Where do we begin? Is there a heart saying, “O for a closer walk with God?” Is that heart saying,

“The dearest idol I have known whate’er that idol be,
Help me to tear it from the throne and worship only Thee”? (William Cowper)

Let us pray that prayer, but in our own words, confessing and destroying our own idols. Let us pray that prayer until we know that it has been answered. God has helped us to tear it off the throne and then let us follow Jesus.

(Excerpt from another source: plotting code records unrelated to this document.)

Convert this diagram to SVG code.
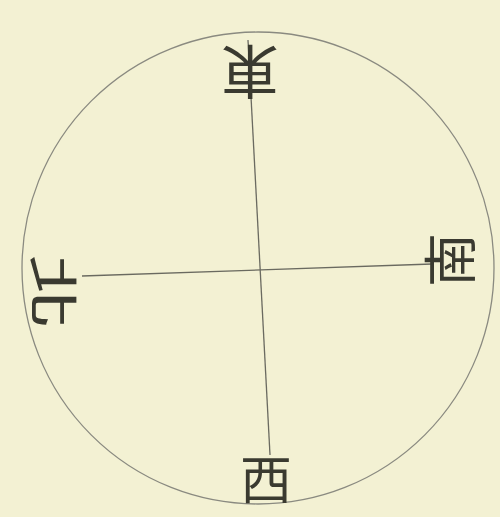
<svg xmlns="http://www.w3.org/2000/svg" width="500" height="517" viewBox="0 0 500 517">
<style>
.lbl{font-family:"Noto Sans CJK TC","Noto Sans CJK SC",serif;fill:#3a3a30;text-anchor:middle;dominant-baseline:central;}
.ln{stroke:#6a6a60;stroke-width:1.3;fill:none;}
</style>
<rect x="0" y="0" width="500" height="517" fill="#f3f1d3"/>
<g id="circle"><circle cx="258" cy="268" r="236" fill="none" stroke="#8a8a80" stroke-width="1.3"/></g>
<g id="connectors">
<line class="ln" x1="248" y1="40" x2="270" y2="455"/>
<line class="ln" x1="82" y1="276" x2="432" y2="264"/>
</g>
<g id="east"><text class="lbl" font-size="58" transform="translate(250,75) rotate(180)">東</text></g>
<g id="south"><text class="lbl" font-size="54" transform="translate(447,260) rotate(-90)">南</text></g>
<g id="west"><text class="lbl" font-size="52" transform="translate(266,476)">西</text></g>
<g id="north"><text class="lbl" font-size="60" transform="translate(56,292) scale(0.85,1.25) rotate(90)">北</text></g>
</svg>
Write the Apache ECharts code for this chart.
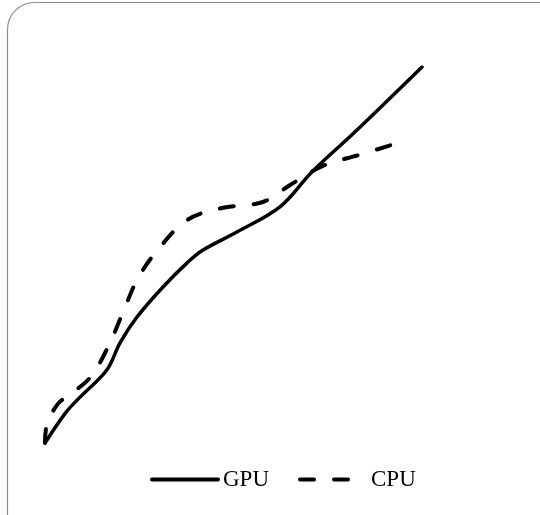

If you won’t follow my Saviour you’re going to follow someone or something. We are all on a road, some way or other, and the unremarkable fact about a road is that it leads somewhere. Every road going to a specific destination, and that has to be true for the road you’re on. This week a man who had totally rejected my Saviour died. Marlon Brando, the most famous and idolised Hollywood actor of this generation, breathed his last, his earthly course ending with him as a recluse, grossly overweight, surviving on peach-flavoured iced tea and frankfurters, ten million dollars in debt, sued for a further 63 million dollars by a mother of some of his 11 acknowledged children. How was he at the end of his life? In his own words, “Kind of isolated and alone after years of being analysed and exploited by a psychoanalyst.” His self-appointed saviours rather helped to destroy him. What an end to that earthly existence which had begun with youth, health, riches and power. He was steadily deserted by all his idols during his 80 years – what a judgment on the pathetic gods he lived for. One by one they all forsook him and let him die, but then what? After death man faces the judgment of God. Brando was no exception, and neither will you be. So where is your road heading? To destruction without Jesus or to life with him? “Follow Jesus Christ! If not now – when? If not you – who?”